Don Roy: We found that it’s more important to give players good balance choices rather than an enormous wealth of options. It’s fun. When we finally get to the right balance of resource starvation, man did I start having a lot of fun playing. There’s something visceral and amazing when you really have to think hard about the decisions that you’re going to make, and have to run and scramble to find resources. We love benefitting the archaeologists who play our games, and that model serves them so well, because it drives exploration and searching and looting.

PCGN: How did you pick and choose which elements and characters from Rapture to revive?

Don Roy: It’s really been organic. We know the story we’re trying to tell, so from there we can naturally pull elements of BioShock 1 into that story. That’s how we come to it, which I now think was a really, really great way for that to happen, rather than come into it with a list of 15 people we thought had to be in there somewhere. That wouldn’t have been as good a story. This is Booker and Elizabeth’s journey, and as we fleshed out that journey there was a very natural selection of returning friends and foes and makes sense. But the first time I heard an Andrew Ryan PSA playing in the world was a pretty great day. There are a lot of great red letter moments like that.

PCGN:Did you pull any assets from the original BioShock? Did Andrew Ryan’s voice actor return to record lines?

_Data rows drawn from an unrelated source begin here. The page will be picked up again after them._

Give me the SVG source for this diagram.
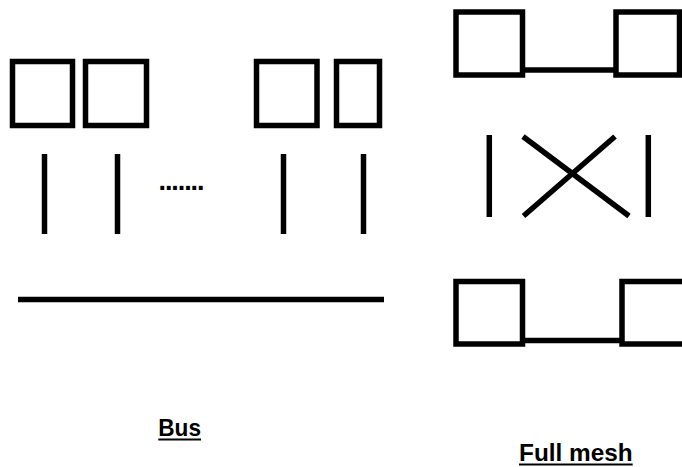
<svg xmlns="http://www.w3.org/2000/svg" width="682" height="467" viewBox="0 0 682 467">
<style>
.box{fill:none;stroke:#000;stroke-width:5.5}
.ln{stroke:#000;stroke-width:5.5;fill:none}
.ul{stroke:#000;stroke-width:2}
.lbl{font-family:"Liberation Sans",Arial,sans-serif;font-weight:bold;font-size:24px;fill:#000}
</style>
<rect width="682" height="467" fill="#fff"/>
<g id="bus-node-1"><rect class="box" x="12.5" y="61.5" width="60" height="64"/></g>
<g id="bus-node-2"><rect class="box" x="85.5" y="61.5" width="61" height="64"/></g>
<g id="bus-node-3"><rect class="box" x="256.5" y="61.5" width="60.5" height="64"/></g>
<g id="bus-node-4"><rect class="box" x="336.5" y="61.5" width="43" height="64"/></g>
<g id="mesh-node-tl"><rect class="box" x="456" y="12" width="66.5" height="63"/></g>
<g id="mesh-node-tr"><rect class="box" x="616" y="12" width="63.5" height="63"/></g>
<g id="mesh-node-bl"><rect class="box" x="456" y="281.5" width="66.5" height="62.5"/></g>
<g id="mesh-node-br"><rect class="box" x="622" y="281.5" width="80" height="62.5"/></g>
<g id="connectors">
<line class="ln" x1="44.5" y1="154" x2="44.5" y2="234"/>
<line class="ln" x1="117.5" y1="154" x2="117.5" y2="234"/>
<line class="ln" x1="283.5" y1="154" x2="283.5" y2="234"/>
<line class="ln" x1="363.5" y1="154" x2="363.5" y2="234"/>
<line class="ln" x1="18" y1="299.5" x2="384" y2="299.5"/>
<line class="ln" x1="525" y1="70" x2="614" y2="70"/>
<line class="ln" x1="525" y1="340.5" x2="620" y2="340.5"/>
<line class="ln" x1="489.3" y1="135" x2="489.3" y2="217"/>
<line class="ln" x1="648.3" y1="135" x2="648.3" y2="217"/>
<line class="ln" x1="523" y1="136.5" x2="629" y2="216"/>
<line class="ln" x1="615" y1="136.5" x2="523.5" y2="216"/>
</g>
<text class="lbl" x="158.5" y="189.5" style="font-size:27px" textLength="46" lengthAdjust="spacing">.......</text>
<g id="label-bus">
<text class="lbl" x="158.3" y="435.7" textLength="42.7" lengthAdjust="spacingAndGlyphs">Bus</text>
<line class="ul" x1="158.3" y1="439.5" x2="201" y2="439.5"/>
</g>
<g id="label-mesh">
<text class="lbl" x="519" y="461" textLength="113.7" lengthAdjust="spacingAndGlyphs">Full mesh</text>
<line class="ul" x1="519" y1="464.5" x2="632.7" y2="464.5"/>
</g>
</svg>
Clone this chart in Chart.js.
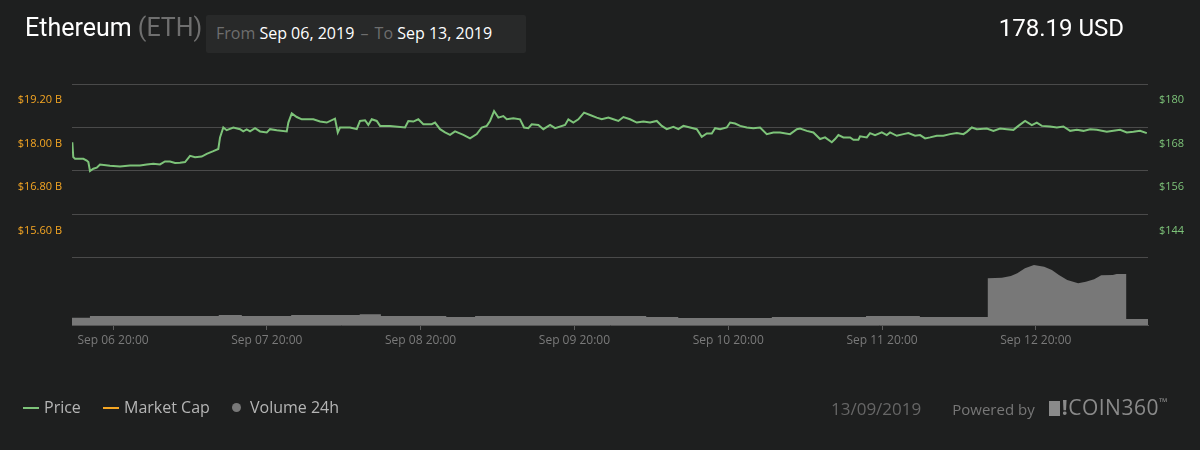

Don Roy: The voice actor is recording new content for us, yeah. This is a rebuild from the ground up, it’s been extensively redone. The original BioShock 1 assets are very old now. They don’t hold up or serve the same purpose that we need them to. We’ve used references but we’ve had to start again from scratch. I think it shows!

PCGN: Well in my memory BioShock 1 still looks incredible, so in Burial at Sea it matches this idea of what Rapture is supposed to look like in my head.

Don Roy: Yeah, it’s remarkable how well BioShock 1 holds up, but when you come to working with those assets, there are so many technological learnings that we’ve had and techniques that have changed since then. We can build the worlds bigger and more robust now, so for instance, when you look out of the windows, those vistas are 3D models now, there’s a world out there and you could potentially see something that you’re going to go to. That’s just something that wasn’t possible back in BioShock 1, so all of those things meant that we had to just build the entire thing again, there was no shortcut around it.

PCGN: Can you talk about what’s still to come, Elizabeth becoming a playable character?

Don Roy: That was one of those decisions where we thought, we absolutely have to do this, before realising how hard that was going to be. But it was great, it was hugely rewarding being able to do that because I think players want to see the world through Liz’s eyes. We did a great job on Infinite in creating a character that people cared about and could connect with, so the natural progression from that is: what is it like to be Elizabeth?

PCGN: What is it like to be Elizabeth?

Don Roy:I can’t say specifically now, other than that she will be very different from Booker. It will be a very different player experience.

PCGN: Does she run faster and jump higher?

Don Roy: Can’t say yet [laughs], but she is different, there’s no question!